By the third act of the film, the alcohol took over so it’s kind of blurry so I’ll do my best to summarize the events which unfold. Kirstie Alley from Cheers is Luther’s Ex-lover and she has something he needs so Ramsay takes her into custody, Luther knows somehow so he chases them, Ramsay kidnaps his partner (which I don’t think was even explained but then again like I said my memory is blurry at best) and they make a trade which results in Kirstie’s death but Ramsay has the thingy (again I was pretty wasted by this point) that Luther wants. The final showdown happens at a construction site where Luther has Ramsay’s son and he wants to make a trade because fuck it recycling plot points extends the running time. The final showdown is hilarious with Ramsay having the slowest and most boring fight with the robot spiders on an elevator and dealing with his fear of heights, which Tom displays by looking down and making slightly uncomfortable faces.
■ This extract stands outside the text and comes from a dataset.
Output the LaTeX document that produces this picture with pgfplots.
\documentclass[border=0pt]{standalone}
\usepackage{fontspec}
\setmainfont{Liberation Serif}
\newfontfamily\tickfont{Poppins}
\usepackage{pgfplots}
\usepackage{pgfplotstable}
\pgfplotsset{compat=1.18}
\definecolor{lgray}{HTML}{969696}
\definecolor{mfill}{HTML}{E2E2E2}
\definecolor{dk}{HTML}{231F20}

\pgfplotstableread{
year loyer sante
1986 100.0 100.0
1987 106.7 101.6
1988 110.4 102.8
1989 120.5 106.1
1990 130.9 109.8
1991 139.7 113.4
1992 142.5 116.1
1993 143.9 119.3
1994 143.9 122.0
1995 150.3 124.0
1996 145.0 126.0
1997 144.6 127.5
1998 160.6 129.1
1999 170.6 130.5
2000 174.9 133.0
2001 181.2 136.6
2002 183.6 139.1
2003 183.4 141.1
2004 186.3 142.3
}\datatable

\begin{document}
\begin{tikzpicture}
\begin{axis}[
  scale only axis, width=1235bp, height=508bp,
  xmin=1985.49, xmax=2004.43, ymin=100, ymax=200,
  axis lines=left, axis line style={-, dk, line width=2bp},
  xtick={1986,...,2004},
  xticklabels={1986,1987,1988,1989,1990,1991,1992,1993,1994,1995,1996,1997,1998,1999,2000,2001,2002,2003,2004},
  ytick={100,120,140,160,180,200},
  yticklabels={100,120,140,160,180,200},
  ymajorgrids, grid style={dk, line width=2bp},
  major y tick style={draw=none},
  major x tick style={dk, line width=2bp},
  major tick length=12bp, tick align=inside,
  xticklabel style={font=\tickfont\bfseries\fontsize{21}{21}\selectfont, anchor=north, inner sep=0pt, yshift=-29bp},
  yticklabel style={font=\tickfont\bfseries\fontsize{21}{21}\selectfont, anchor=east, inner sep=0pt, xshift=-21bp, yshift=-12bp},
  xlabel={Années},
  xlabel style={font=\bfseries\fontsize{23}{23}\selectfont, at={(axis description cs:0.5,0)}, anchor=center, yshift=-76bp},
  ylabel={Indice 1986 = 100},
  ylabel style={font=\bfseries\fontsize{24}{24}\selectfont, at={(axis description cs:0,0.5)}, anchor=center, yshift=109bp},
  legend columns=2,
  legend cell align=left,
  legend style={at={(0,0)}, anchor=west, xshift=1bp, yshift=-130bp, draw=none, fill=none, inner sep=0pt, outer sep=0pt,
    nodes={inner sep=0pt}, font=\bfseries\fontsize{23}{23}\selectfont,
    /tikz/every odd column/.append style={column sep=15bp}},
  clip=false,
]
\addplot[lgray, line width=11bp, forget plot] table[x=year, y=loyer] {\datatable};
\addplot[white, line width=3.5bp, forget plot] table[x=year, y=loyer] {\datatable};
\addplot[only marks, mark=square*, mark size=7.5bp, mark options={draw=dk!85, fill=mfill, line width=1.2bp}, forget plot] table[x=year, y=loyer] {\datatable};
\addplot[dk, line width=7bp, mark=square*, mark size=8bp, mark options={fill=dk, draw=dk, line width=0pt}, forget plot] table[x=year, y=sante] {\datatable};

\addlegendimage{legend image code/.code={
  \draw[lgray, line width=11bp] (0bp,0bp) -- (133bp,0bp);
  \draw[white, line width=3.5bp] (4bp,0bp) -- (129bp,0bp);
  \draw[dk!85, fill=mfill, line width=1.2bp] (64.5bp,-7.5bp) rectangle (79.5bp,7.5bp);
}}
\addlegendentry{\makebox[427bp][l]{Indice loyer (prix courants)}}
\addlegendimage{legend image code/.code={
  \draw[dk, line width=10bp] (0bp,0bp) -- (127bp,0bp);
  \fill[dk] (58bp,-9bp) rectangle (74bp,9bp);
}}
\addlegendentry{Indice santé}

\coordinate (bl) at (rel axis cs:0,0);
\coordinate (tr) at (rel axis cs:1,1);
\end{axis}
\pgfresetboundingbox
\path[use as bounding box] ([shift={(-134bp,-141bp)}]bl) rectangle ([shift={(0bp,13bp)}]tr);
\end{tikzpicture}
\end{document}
Eventually, Ramsay overcomes his fear and brings the elevator down to Luther the have the most awkward scuffle in which Luther is knocked off the elevator and killed by his own spiderbots.

I wanted Runaway to be an absolute cheese fest and while it does deliver in dialogue and how the 80’s pictured the future the film is pretty boring. Considering this was released the same year as The Terminator you’d think that the robots would be a lot better looking but most of them just look like old projectors on wheels. There is actually some serious talent attached to the film with a successful science fiction author and director behind the camera, a legendary composer and well-known star in the lead role yet it all feels so cheap and destined for B movie obscurity. Unfortunately, my good friend beer couldn’t even save this one considering I spent the majority of the time wondering if Tom Selleck’s eyebrows were actually just extensions of his mustache.